When you've figured it out, you sign a long-term contract. Which is less expensive and gives you more freedom to organize the space as you see fit.

Now, serverless is ideal for situations where flexibility is required. You don't know how much compute power you'll need or what the traffic patterns will be. So you pay a premium to scale without being concerned.

When your needs are quantifiable, paying the premium no longer makes sense. Especially in a high traffic environment where the premium is significant.

Cold starts are another major issue with serverless. The provider may decide to kill specific hosts and move our serverless containers to another at any time. When this happens, new requests hit a cold start, which increases the latency.

We've seen this happen several times, and it's especially aggravating when it happens during peak traffic hours.
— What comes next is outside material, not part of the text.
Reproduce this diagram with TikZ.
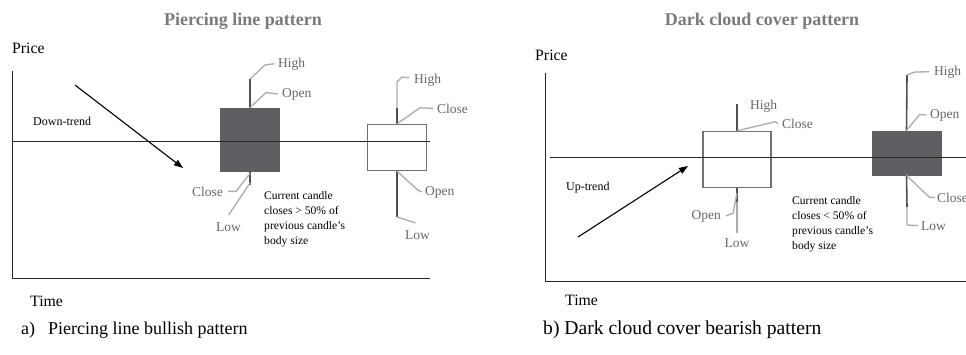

Even if this is not the case, a burst of traffic will experience a cold start if all available serverless containers are serving other traffic. To address this, most platforms allow you to keep a set number of containers warm by sending a warmer ping every 5 minutes.

The issue is that during peak traffic, warmer pings compete for available containers with actual requests. Because available containers are handling warmer pings, some requests may experience a cold start.

Given the two concerns I raised above, I believe that serverless is ideal for the period between "no significant traffic yet" and "traffic is steady and predictable." Servers rule before and after that point on your timeline.

Wrapping up

Every requirement is unique; there is no one-size-fits-all solution. Infrastructure as code (IaC) proved to be an efficient strategy for managing and provisioning infrastructure under my supervision for my specific needs. I use CloudFormation and Flight to manage a large number of servers and applications while adhering to certain compliance rules.

Check to see if your needs align with the strategy you're interested in before changing how you manage your infrastructure. In this article, I attempted to explain my needs and motivations as best I could.